Elite Iraqi troops battled ISIS in the streets of Mosul on Friday, as the UN reported jihadists had executed dozens of people inside the city for alleged "treason."
With ISIS also on the defensive in neighboring Syria, US-backed forces pressed an advance on jihadist bastion Raqa after a sandstorm eased.
The high winds in the desert that separates the Syrian Kurdish-Arab militia alliance from the jihadists' stronghold in the Euphrates Valley had slowed their advance on Thursday as visibility levels plummeted.
Iraqi forces too had regrouped after meeting stronger than expected resistance from ISIS fighters on the east bank of the Tigris River, which runs through Mosul, after thrusting into the built-up area last week.
Commanders of Iraq's elite Counter-Terrorism Service (CTS) said that troops were advancing on two eastern neighborhoods of the city.
In a house near the front line, Staff Lt. Col. Muntadhar Salem clutched a radio in one hand and a tablet in the other with a map showing several rows of buildings recaptured by CTS.
As the troops waited for orders to push forward, incoming mortar rounds shook the pink curtains on the windows of the house.
Inside Mosul itself, ISIS fighters reportedly shot dead more than 60 people this week and hung some of their bodies from poles after claiming they had collaborated with Iraqi troops, the UN human rights office said Friday.
"On Tuesday, ISIS reportedly shot and killed 40 civilians in Mosul city after accusing them of 'treason and collaboration'" with the ISF, rights office spokeswoman Ravina Shamdasani said in a statement released in Geneva.
And on Wednesday, ISIS slaughtered another 20 people at the Ghabat Military Base in northern Mosul after accusing them of "leaking information," the UN statement said.
The battle to retake Mosul is now in its fourth week, and while troops have entered the built-up area, there are weeks, if not months, of fighting still to go.
"Our forces have begun the attack on Arbajiyah. The clashes are ongoing," Salem said, referring to an area in the east of the city.
The latest fighting came "after a few days of quiet," he said.
Another CTS officer, Lt. Col. Ali Hussein Fadhel, said the first row of buildings in Arbajiyah had been seized.
"We are within firing range of Karkukli, but the full attack has not yet started," he said, referring to another eastern neighbourhood.
Iraqi forces launched the operation to retake Mosul on October 17, with federal and Kurdish regional forces closing in on the city from three sides.
Pro-government Shiite paramilitaries later began an advance on the town of Tal Afar, which commands the city's western approaches, with the goal of cutting the jihadists off from territory they control in neighbouring Syria.

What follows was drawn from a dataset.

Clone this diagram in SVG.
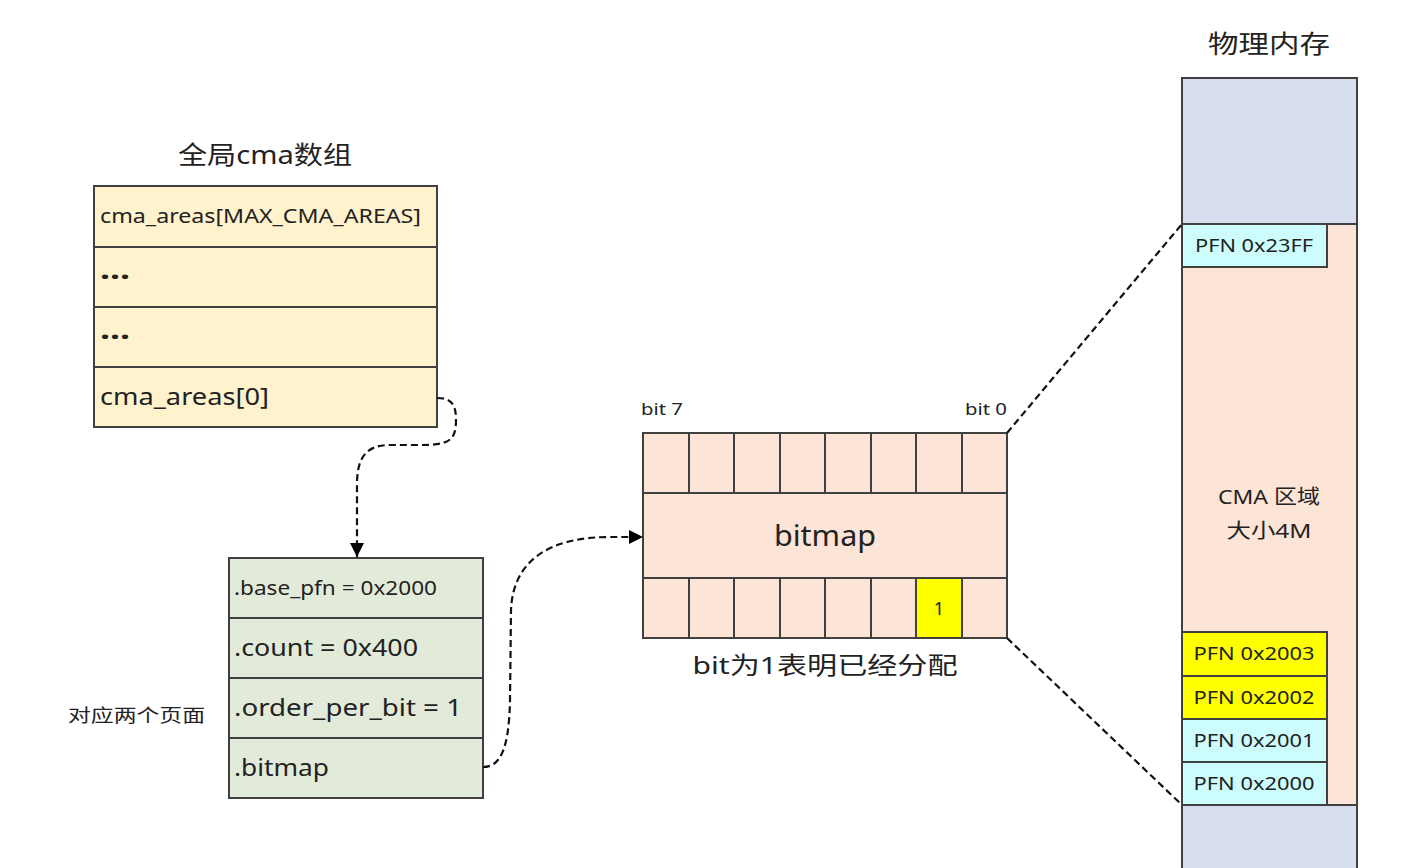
<svg xmlns="http://www.w3.org/2000/svg" width="1424" height="868" viewBox="0 0 1424 868">
<defs>
<marker id="arr" viewBox="0 0 10 10" refX="10" refY="5" markerWidth="14" markerHeight="14" markerUnits="userSpaceOnUse" orient="auto">
<path d="M0,0 L10,5 L0,10 Z" fill="#000"/>
</marker>
<style>
.t{font-family:"Noto Sans","Noto Sans CJK SC",sans-serif;fill:#222;}
.box{stroke:#404040;stroke-width:2;}
.y1{fill:#fff2cc;}
.g1{fill:#e2ebda;}
.pk{fill:#fce4d6;}
.bl{fill:#d7dfee;}
.cy{fill:#cdfcfd;}
.ye{fill:#ffff00;}
.dash{fill:none;stroke:#111;stroke-width:2.2;stroke-dasharray:7 4;}
</style>
</defs>
<rect width="1424" height="868" fill="#fff"/>

<g id="global-cma">
<text class="t" x="265" y="164" font-size="25" text-anchor="middle" textLength="174" lengthAdjust="spacingAndGlyphs">全局cma数组</text>
<rect class="box y1" x="94" y="186" width="343" height="61"/>
<rect class="box y1" x="94" y="247" width="343" height="60"/>
<rect class="box y1" x="94" y="307" width="343" height="60"/>
<rect class="box y1" x="94" y="367" width="343" height="60"/>
<text class="t" x="100" y="223" font-size="19" textLength="321" lengthAdjust="spacingAndGlyphs">cma_areas[MAX_CMA_AREAS]</text>
<text class="t" x="100" y="279" font-size="26" font-weight="bold" textLength="30" lengthAdjust="spacingAndGlyphs">...</text>
<text class="t" x="100" y="339" font-size="26" font-weight="bold" textLength="30" lengthAdjust="spacingAndGlyphs">...</text>
<text class="t" x="100" y="405" font-size="23" textLength="169" lengthAdjust="spacingAndGlyphs">cma_areas[0]</text>
</g>

<g id="cma-struct">
<rect class="box g1" x="229" y="558" width="254" height="60"/>
<rect class="box g1" x="229" y="618" width="254" height="60"/>
<rect class="box g1" x="229" y="678" width="254" height="60"/>
<rect class="box g1" x="229" y="738" width="254" height="60"/>
<text class="t" x="234" y="595" font-size="20" textLength="203" lengthAdjust="spacingAndGlyphs">.base_pfn = 0x2000</text>
<text class="t" x="234" y="656" font-size="23" textLength="184" lengthAdjust="spacingAndGlyphs">.count = 0x400</text>
<text class="t" x="234" y="716" font-size="23" textLength="228" lengthAdjust="spacingAndGlyphs">.order_per_bit = 1</text>
<text class="t" x="234" y="776" font-size="23" textLength="95" lengthAdjust="spacingAndGlyphs">.bitmap</text>
</g>

<g id="note">
<text class="t" x="68" y="722" font-size="18" textLength="137" lengthAdjust="spacingAndGlyphs">对应两个页面</text>
</g>

<g id="bitmap">
<text class="t" x="641" y="415" font-size="16" textLength="42" lengthAdjust="spacingAndGlyphs">bit 7</text>
<text class="t" x="965" y="415" font-size="16" textLength="42" lengthAdjust="spacingAndGlyphs">bit 0</text>
<rect class="box pk" x="643" y="433" width="364" height="60"/>
<rect class="box pk" x="643" y="493" width="364" height="85"/>
<rect class="box pk" x="643" y="578" width="364" height="60"/>
<rect class="box ye" x="916" y="578" width="46" height="60"/>
<path d="M689,433V493M734,433V493M780,433V493M825,433V493M871,433V493M916,433V493M962,433V493M689,578V638M734,578V638M780,578V638M825,578V638M871,578V638" stroke="#404040" stroke-width="2" fill="none"/>
<text class="t" x="825" y="546" font-size="29" text-anchor="middle" textLength="102" lengthAdjust="spacingAndGlyphs">bitmap</text>
<text class="t" x="939" y="615" font-size="18" text-anchor="middle">1</text>
<text class="t" x="825" y="674" font-size="24" text-anchor="middle" textLength="265" lengthAdjust="spacingAndGlyphs">bit为1表明已经分配</text>
</g>

<g id="phys-mem">
<text class="t" x="1269" y="53" font-size="25" text-anchor="middle" textLength="122" lengthAdjust="spacingAndGlyphs">物理内存</text>
<rect class="box bl" x="1182" y="78" width="175" height="146"/>
<rect class="box pk" x="1182" y="224" width="175" height="581"/>
<rect class="box bl" x="1182" y="805" width="175" height="75"/>
<rect class="box cy" x="1182" y="224" width="145" height="43"/>
<text class="t" x="1254" y="252" font-size="18" text-anchor="middle" textLength="118" lengthAdjust="spacingAndGlyphs">PFN 0x23FF</text>
<text class="t" x="1269" y="504" font-size="20" text-anchor="middle" textLength="102" lengthAdjust="spacingAndGlyphs">CMA 区域</text>
<text class="t" x="1269" y="538" font-size="20" text-anchor="middle" textLength="85" lengthAdjust="spacingAndGlyphs">大小4M</text>
<rect class="box ye" x="1182" y="632" width="145" height="44"/>
<rect class="box ye" x="1182" y="676" width="145" height="43"/>
<rect class="box cy" x="1182" y="719" width="145" height="43"/>
<rect class="box cy" x="1182" y="762" width="145" height="43"/>
<text class="t" x="1254" y="660" font-size="18" text-anchor="middle" textLength="121" lengthAdjust="spacingAndGlyphs">PFN 0x2003</text>
<text class="t" x="1254" y="704" font-size="18" text-anchor="middle" textLength="121" lengthAdjust="spacingAndGlyphs">PFN 0x2002</text>
<text class="t" x="1254" y="747" font-size="18" text-anchor="middle" textLength="121" lengthAdjust="spacingAndGlyphs">PFN 0x2001</text>
<text class="t" x="1254" y="790" font-size="18" text-anchor="middle" textLength="121" lengthAdjust="spacingAndGlyphs">PFN 0x2000</text>
</g>

<g id="connectors">
<path class="dash" d="M437,398 C452,398 456,405 456,420 C456,440 450,445 420,445 L390,445 C364,445 357,460 357,485 L357,557" marker-end="url(#arr)"/>
<path class="dash" d="M483,767 C500,767 509,750 510,700 L511,610 C513,560 550,537 610,537 L643,537" marker-end="url(#arr)"/>
<path class="dash" d="M1007,433 L1182,224"/>
<path class="dash" d="M1007,638 L1182,805"/>
</g>
</svg>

The advance up the Tigris Valley from the south has been slowest. The troops on that front had the farthest to cover, with a string of jihadist-held towns in their path.
On Thursday, the battle neared the remains of ancient Nimrud, some 20 miles south of Mosul, raising fears for the famed heritage site already ravaged by jihadist bombs and sledgehammers.
In Syria, the US-backed Syrian Democratic Forces (SDF) said their advance on Raqa was back on track after a sandstorm that swept through the area on Thursday.
"We seized control of two new villages yesterday but we didn't advance as far as planned because of the sandstorm," SDF commander Merkhas Kamishlo told AFP.
Fighting has focused on the ISIS-held village of Al-Heisha, around 40 kilometres (25 miles) north of Raqa.
An AFP correspondent reported heavy air strikes on Friday morning by the US-led coalition supporting the SDF forces.
"Al-Heisha is totally besieged and overnight the US-led coalition hit four Daesh positions inside the village, and destroyed a vehicle being prepared for use as a bomb," Kamishlo said, using an Arabic acronym for ISIS.
The SDF launched its offensive last weekend and has been pushing south from areas near the Turkish border towards Raqa.
Kamishlo said SDF forces advancing south from the towns of Ain Issa and Suluk were close to converging at a position some 30 kilometres (20 miles) from Raqa.
The military in Russia, which has sided with the Damascus regime, said Friday it had evidence of the use of chemical weapons by rebels in Syria's besieged eastern city of Aleppo, a charge denied by the opposition.
"Experts from the Russian defense ministry have found unexploded artillery ammunition belonging to terrorists which contain toxic substances," the military said in a statement.